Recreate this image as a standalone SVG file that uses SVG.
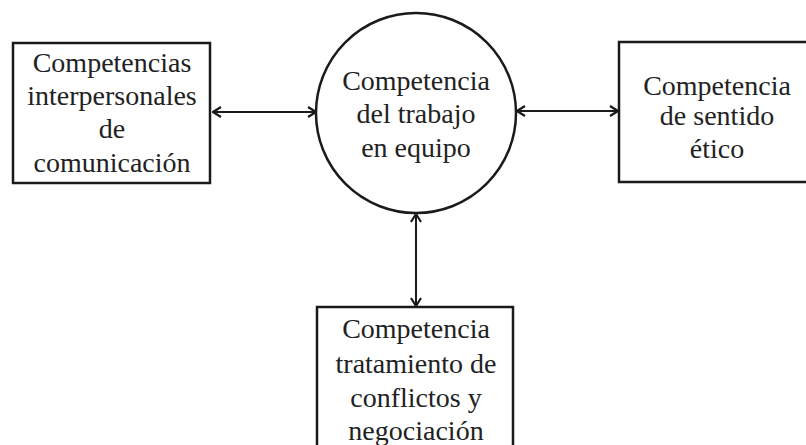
<svg xmlns="http://www.w3.org/2000/svg" width="806" height="445" viewBox="0 0 806 445">
<defs>
<style>
.box{fill:#fff;stroke:#1a1a1a;stroke-width:2.5}
.lbl{font-family:"Liberation Serif","Times New Roman",serif;font-size:28px;fill:#222;text-anchor:middle}
.con{stroke:#1a1a1a;stroke-width:2;fill:none}
</style>
<marker id="arr" viewBox="0 0 12 12" refX="11" refY="6" markerWidth="12" markerHeight="12" markerUnits="userSpaceOnUse" orient="auto-start-reverse">
<path d="M3,1 L11,6 L3,11" fill="none" stroke="#1a1a1a" stroke-width="2.2"/>
</marker>
</defs>
<rect width="806" height="445" fill="#fff"/>
<g id="connectors">
<line class="con" x1="213" y1="112" x2="316" y2="112" marker-start="url(#arr)" marker-end="url(#arr)"/>
<line class="con" x1="517" y1="111" x2="618" y2="111" marker-start="url(#arr)" marker-end="url(#arr)"/>
<line class="con" x1="416" y1="214" x2="416" y2="306" marker-start="url(#arr)" marker-end="url(#arr)"/>
</g>
<g id="node-interpersonales">
<rect class="box" x="13" y="43" width="197" height="140"/>
<text class="lbl" x="112" y="72">Competencias</text>
<text class="lbl" x="112" y="105">interpersonales</text>
<text class="lbl" x="112" y="138">de</text>
<text class="lbl" x="112" y="172">comunicación</text>
</g>
<g id="node-trabajo-equipo">
<circle class="box" cx="416" cy="113" r="100"/>
<text class="lbl" x="416" y="90">Competencia</text>
<text class="lbl" x="416" y="123">del trabajo</text>
<text class="lbl" x="416" y="157">en equipo</text>
</g>
<g id="node-etico">
<rect class="box" x="619" y="42" width="197" height="140"/>
<text class="lbl" x="717" y="95">Competencia</text>
<text class="lbl" x="717" y="125">de sentido</text>
<text class="lbl" x="717" y="158">ético</text>
</g>
<g id="node-conflictos">
<rect class="box" x="317" y="307" width="196" height="160"/>
<text class="lbl" x="416" y="338">Competencia</text>
<text class="lbl" x="416" y="373">tratamiento de</text>
<text class="lbl" x="416" y="407">conflictos y</text>
<text class="lbl" x="416" y="440">negociación</text>
</g>
</svg>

- _WHAT IS EXPECTED_
Every line should be retyped exactly, with the pictures omitted.

- _THE RESULT_
Recreate this image as a standalone SVG file that uses SVG.
<svg xmlns="http://www.w3.org/2000/svg" width="806" height="445" viewBox="0 0 806 445">
<defs>
<style>
.box{fill:#fff;stroke:#1a1a1a;stroke-width:2.5}
.lbl{font-family:"Liberation Serif","Times New Roman",serif;font-size:28px;fill:#222;text-anchor:middle}
.con{stroke:#1a1a1a;stroke-width:2;fill:none}
</style>
<marker id="arr" viewBox="0 0 12 12" refX="11" refY="6" markerWidth="12" markerHeight="12" markerUnits="userSpaceOnUse" orient="auto-start-reverse">
<path d="M3,1 L11,6 L3,11" fill="none" stroke="#1a1a1a" stroke-width="2.2"/>
</marker>
</defs>
<rect width="806" height="445" fill="#fff"/>
<g id="connectors">
<line class="con" x1="213" y1="112" x2="316" y2="112" marker-start="url(#arr)" marker-end="url(#arr)"/>
<line class="con" x1="517" y1="111" x2="618" y2="111" marker-start="url(#arr)" marker-end="url(#arr)"/>
<line class="con" x1="416" y1="214" x2="416" y2="306" marker-start="url(#arr)" marker-end="url(#arr)"/>
</g>
<g id="node-interpersonales">
<rect class="box" x="13" y="43" width="197" height="140"/>
<text class="lbl" x="112" y="72">Competencias</text>
<text class="lbl" x="112" y="105">interpersonales</text>
<text class="lbl" x="112" y="138">de</text>
<text class="lbl" x="112" y="172">comunicación</text>
</g>
<g id="node-trabajo-equipo">
<circle class="box" cx="416" cy="113" r="100"/>
<text class="lbl" x="416" y="90">Competencia</text>
<text class="lbl" x="416" y="123">del trabajo</text>
<text class="lbl" x="416" y="157">en equipo</text>
</g>
<g id="node-etico">
<rect class="box" x="619" y="42" width="197" height="140"/>
<text class="lbl" x="717" y="95">Competencia</text>
<text class="lbl" x="717" y="125">de sentido</text>
<text class="lbl" x="717" y="158">ético</text>
</g>
<g id="node-conflictos">
<rect class="box" x="317" y="307" width="196" height="160"/>
<text class="lbl" x="416" y="338">Competencia</text>
<text class="lbl" x="416" y="373">tratamiento de</text>
<text class="lbl" x="416" y="407">conflictos y</text>
<text class="lbl" x="416" y="440">negociación</text>
</g>
</svg>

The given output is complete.